- Problem to work on -
Repeat verbatim only the lines from the opening of the material below through the one that contains "W, H = 788, 423".

- Raw data -
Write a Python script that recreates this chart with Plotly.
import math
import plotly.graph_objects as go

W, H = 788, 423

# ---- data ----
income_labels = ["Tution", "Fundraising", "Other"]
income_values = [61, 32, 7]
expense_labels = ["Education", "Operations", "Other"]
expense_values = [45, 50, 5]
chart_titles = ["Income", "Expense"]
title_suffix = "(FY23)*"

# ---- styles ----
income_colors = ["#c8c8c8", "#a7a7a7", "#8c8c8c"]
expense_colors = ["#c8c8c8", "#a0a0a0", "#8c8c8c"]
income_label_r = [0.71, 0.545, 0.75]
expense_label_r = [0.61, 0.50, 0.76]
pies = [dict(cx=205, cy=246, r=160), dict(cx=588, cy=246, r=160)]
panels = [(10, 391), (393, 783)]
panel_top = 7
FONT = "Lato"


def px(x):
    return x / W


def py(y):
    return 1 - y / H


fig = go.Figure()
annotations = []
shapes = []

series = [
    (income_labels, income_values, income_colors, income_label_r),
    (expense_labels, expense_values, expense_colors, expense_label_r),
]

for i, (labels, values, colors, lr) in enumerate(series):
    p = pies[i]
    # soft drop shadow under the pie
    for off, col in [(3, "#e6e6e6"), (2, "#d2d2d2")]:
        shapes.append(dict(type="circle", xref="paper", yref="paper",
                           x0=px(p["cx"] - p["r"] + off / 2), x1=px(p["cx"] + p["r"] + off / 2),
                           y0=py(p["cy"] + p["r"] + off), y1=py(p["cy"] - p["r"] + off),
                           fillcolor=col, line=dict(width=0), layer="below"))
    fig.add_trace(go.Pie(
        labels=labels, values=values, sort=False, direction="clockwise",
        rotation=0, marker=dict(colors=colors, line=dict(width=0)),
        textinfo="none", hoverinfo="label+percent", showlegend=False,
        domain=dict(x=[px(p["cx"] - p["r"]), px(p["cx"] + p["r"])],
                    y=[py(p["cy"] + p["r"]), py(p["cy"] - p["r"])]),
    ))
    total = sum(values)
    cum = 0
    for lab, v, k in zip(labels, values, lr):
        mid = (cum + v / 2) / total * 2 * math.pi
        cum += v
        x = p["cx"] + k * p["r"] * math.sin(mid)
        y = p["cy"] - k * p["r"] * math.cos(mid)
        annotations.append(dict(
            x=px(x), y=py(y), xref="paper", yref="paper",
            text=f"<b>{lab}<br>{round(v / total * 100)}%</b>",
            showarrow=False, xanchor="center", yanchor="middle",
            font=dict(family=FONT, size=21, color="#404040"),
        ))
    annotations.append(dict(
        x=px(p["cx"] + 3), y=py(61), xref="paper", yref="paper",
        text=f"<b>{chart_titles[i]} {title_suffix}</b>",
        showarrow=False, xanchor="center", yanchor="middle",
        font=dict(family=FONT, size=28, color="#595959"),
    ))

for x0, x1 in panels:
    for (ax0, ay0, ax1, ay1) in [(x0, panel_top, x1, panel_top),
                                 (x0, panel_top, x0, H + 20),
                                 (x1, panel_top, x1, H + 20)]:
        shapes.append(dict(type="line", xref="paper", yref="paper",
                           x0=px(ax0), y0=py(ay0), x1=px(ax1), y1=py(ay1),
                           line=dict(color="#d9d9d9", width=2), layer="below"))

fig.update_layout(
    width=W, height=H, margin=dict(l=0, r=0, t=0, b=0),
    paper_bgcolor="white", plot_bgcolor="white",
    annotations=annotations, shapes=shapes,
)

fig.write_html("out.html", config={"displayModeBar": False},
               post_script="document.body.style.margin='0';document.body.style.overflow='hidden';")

- Final result -
Write a Python script that recreates this chart with Plotly.
import math
import plotly.graph_objects as go

W, H = 788, 423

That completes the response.